Before we write off our quest as Sisyphean, however, we must reflect on (to borrow a trite phrase) the true reason for the season. Why do we care so deeply about the way we celebrate Christmas? What makes our souls yearn to make it maximally wholesome, joyous, and holy? The answer is both simple and clarifying: it’s love. Love for the innocent babe asleep in the manger of our hearts and imaginations. Awe at the Incarnational miracle that restores our dead world to life, one soul at a time. Joy at the mystery of salvation in our midst, as we draw closer with the season to that first Christmas day in Bethlehem. In our souls and in our Masses, we kneel before the Word of God made flesh. We love Him, and this love humbles us, as undeserving recipients of His eternal gift.
It’s this love that animates our desire to sanctify the Christmas season, and it’s this love we must learn to focus on instead of our shortcomings and limitations. Contemplating our love for Christ not only leads us to greater repentance and sorrow for sins, it also frees us to recognize the season’s pleasures as a symbol of God’s generosity. Instead of trying to optimize the rules of holiday engagement, we can learn to take what we’ve been handed, warts and all, and point it more perfectly towards the Object of our adoration. This loving cultivation doesn’t start and end with the Christmas season, though it’s a perfect time of year to embrace it more intentionally.
The more Christ’s love animates our souls and fills our households, the more His grace will transform our Christmas customs over time. This process won’t be instantaneous, and at times we must humbly accept lesser goods on the road to cultivating greater ones. That’s why instead of aiming to do things “right,” aim to do “more” instead: more penance, more alms, more of whatever religious or traditional trappings call to your soul. Advent can be made a little more reflective and penitential each year, even while accepting the practical or habitual limitations that clash with one’s pious aspirations. Maybe some of your seasonal celebrations can be rearranged to fall within the proper Christmas season; maybe they can’t be, at least not this year—but every year offers fresh graces and opportunities.
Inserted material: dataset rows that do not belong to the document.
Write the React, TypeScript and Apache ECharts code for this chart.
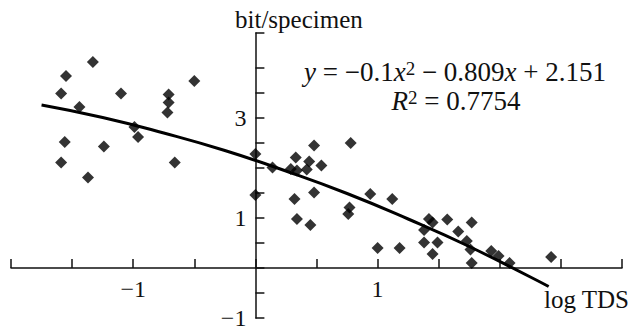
import React, { useEffect, useRef } from "react";
import * as echarts from "echarts";

// Scatter observations (log TDS, bit/specimen)
const pointsX = [
  -1.59, -1.55, -1.33, -1.44, -1.10, -0.71, -0.71, -0.72, -0.50, -0.99,
  -0.96, -1.56, -1.24, -1.59, -0.66, -1.37, 0.00, 0.00, 0.14, 0.33,
  0.29, 0.34, 0.48, 0.44, 0.42, 0.54, 0.78, 0.32, 0.48, 0.34,
  0.45, 0.77, 0.76, 0.94, 1.12, 1.00, 1.18, 1.42, 1.45, 1.38,
  1.57, 1.38, 1.49, 1.45, 1.66, 1.77, 1.73, 1.76, 1.77, 1.93,
  1.99, 2.08, 2.42,
];
const pointsY = [
  3.49, 3.84, 4.12, 3.22, 3.49, 3.47, 3.31, 3.11, 3.74, 2.82,
  2.62, 2.52, 2.43, 2.11, 2.11, 1.81, 2.28, 1.46, 2.01, 2.21,
  1.98, 1.95, 2.45, 2.13, 1.97, 2.05, 2.50, 1.38, 1.51, 0.98,
  0.86, 1.21, 1.08, 1.48, 1.38, 0.40, 0.40, 0.98, 0.91, 0.76,
  0.97, 0.51, 0.51, 0.28, 0.73, 0.91, 0.54, 0.37, 0.10, 0.34,
  0.24, 0.10, 0.22,
];

// Fitted trend line
const trendX = [-1.75, -1.25, -0.75, -0.25, 0.25, 0.75, 1.25, 1.75, 2.25, 2.4];
const trendY = [3.26, 3.01, 2.70, 2.35, 1.94, 1.49, 0.98, 0.43, -0.18, -0.37];

// Axis ticks and labels
const xTicks = [-2, -1.5, -1, -0.5, 0, 0.5, 1, 1.5, 2, 2.5, 3];
const xLabels = [-1, 1];
const yTicks = [-1, -0.5, 0, 0.5, 1, 1.5, 2, 2.5, 3, 3.5, 4, 4.7];
const yLabels = [-1, 1, 3];

const yAxisName = "bit/specimen";
const xAxisName = "log TDS";
const equationLine = "{i|y} = −0.1{i|x}{s|2} − 0.809{i|x} + 2.151";
const r2Line = "{i|R}{s|2} = 0.7754";

const SERIF = "Liberation Serif";
const INK = "#111111";

export default function App() {
  const ref = useRef<HTMLDivElement>(null);

  useEffect(() => {
    if (!ref.current) return;
    const chart = echarts.init(ref.current, null, { renderer: "svg" });
    const fmt = (v: number) => String(v).replace("-", "−");
    const rich = {
      i: { fontStyle: "italic", fontFamily: SERIF, fontSize: 27, fill: INK, color: INK },
      s: { fontFamily: SERIF, fontSize: 19, verticalAlign: "top", fill: INK, color: INK },
    };
    chart.setOption({
      animation: false,
      backgroundColor: "#ffffff",
      grid: { left: 11, right: 16, top: 33, bottom: 13, containLabel: false, outerBoundsMode: "none" },
      xAxis: {
        type: "value",
        min: -2,
        max: 3,
        interval: 0.5,
        position: "bottom",
        offset: -50,
        axisLine: { onZero: false, lineStyle: { color: INK, width: 1.5 } },
        axisTick: { show: true, inside: true, length: 9, customValues: xTicks, lineStyle: { color: INK, width: 1.5 } },
        axisLabel: {
          customValues: xLabels,
          formatter: fmt,
          fontFamily: SERIF,
          fontSize: 24,
          color: INK,
          margin: 9,
        },
        splitLine: { show: false },
      },
      yAxis: {
        type: "value",
        min: -1,
        max: 4.7,
        position: "left",
        offset: -244.4,
        axisLine: { onZero: false, lineStyle: { color: INK, width: 1.5 } },
        axisTick: { show: true, inside: true, length: 9, customValues: yTicks, lineStyle: { color: INK, width: 1.5 } },
        axisLabel: {
          customValues: yLabels,
          formatter: fmt,
          fontFamily: SERIF,
          fontSize: 24,
          color: INK,
          margin: 9,
        },
        splitLine: { show: false },
      },
      graphic: [
        {
          type: "text",
          x: 235,
          y: 19,
          style: { text: yAxisName, fontFamily: SERIF, fontSize: 25, fill: INK, align: "left", verticalAlign: "middle" },
        },
        {
          type: "text",
          x: 544,
          y: 299,
          style: { text: xAxisName, fontFamily: SERIF, fontSize: 25, fill: INK, align: "left", verticalAlign: "middle" },
        },
        {
          type: "text",
          x: 455,
          y: 72,
          style: {
            text: equationLine,
            fontFamily: SERIF,
            fontSize: 27,
            fill: INK,
            align: "center",
            verticalAlign: "middle",
            rich,
          },
        },
        {
          type: "text",
          x: 456,
          y: 101,
          style: {
            text: r2Line,
            fontFamily: SERIF,
            fontSize: 27,
            fill: INK,
            align: "center",
            verticalAlign: "middle",
            rich,
          },
        },
      ],
      series: [
        {
          type: "line",
          data: trendX.map((x, i) => [x, trendY[i]]),
          smooth: true,
          showSymbol: false,
          lineStyle: { color: "#000", width: 3 },
          z: 2,
        },
        {
          type: "scatter",
          data: pointsX.map((x, i) => [x, pointsY[i]]),
          symbol: "diamond",
          symbolSize: 12,
          itemStyle: { color: "#000" },
          z: 3,
        },
      ],
    });
    return () => chart.dispose();
  }, []);

  return (
    <div
      ref={ref}
      style={{ position: "fixed", left: 0, top: 0, width: 638, height: 331, background: "#fff" }}
    />
  );
}
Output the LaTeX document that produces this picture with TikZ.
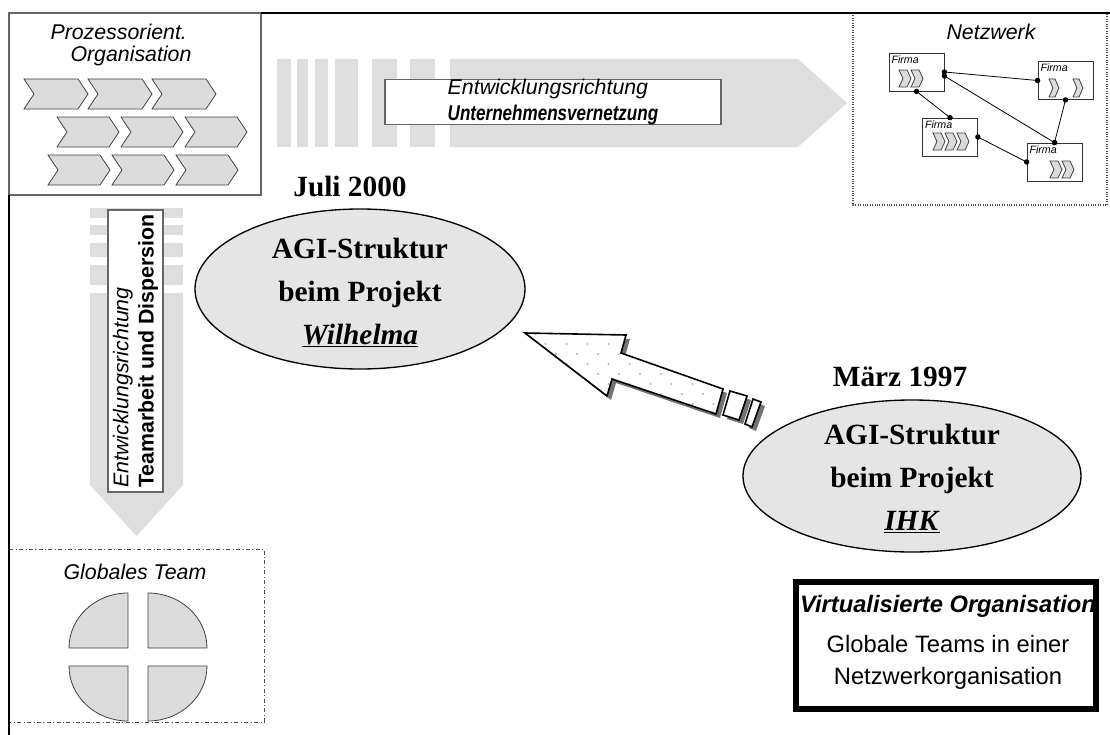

Rather than trying to recreate a Medieval village festival, consider the unique tastes and temperaments in your own household. What good and wholesome offerings can you provide that would appeal to them and raise their spirits? What activities would bring your children wonder and warm memories? Fill their hearts with delight and family fondness at Christmas, which in time will form into a mature joy and reverence for the Incarnation.
Piece by piece, we will reclaim and refine our homes and holy seasons, not unlike the way Christ gradually conforms our souls to Himself. In this way, we begin to honor Advent and Christmastide the way believers through the ages always have: by rejoicing in God’s goodness, and by growing in our desire to love and glorify him with each passing season.
Here on the ground, many of us will continue putting up our Christmas decorations a month after everyone else on the block and taking them down a whole month later. We’ll curate our Christmas playlists on Spotify to make a jolly time of it when the proper date comes. (The carols and classics are better than the radio stuff anyways.) We’ll put out our Nativity sets (hold the wisemen till Epiphany) and place a tasteful Advent wreath on the dining room table, declining to quibble about the latter’s historic origins. We’ll pray and give alms as we anticipate Christ’s coming. We’ll give gifts and enjoy good things with those we love, commemorating together the greatest Gift of all. Most importantly, we’ll keep the “Mass” in Christmas, thanking God and imploring him to fill us with His Spirit. Unlike the ephemeral Christmas spirit, this Spirit remains with us through the Christmas season and beyond.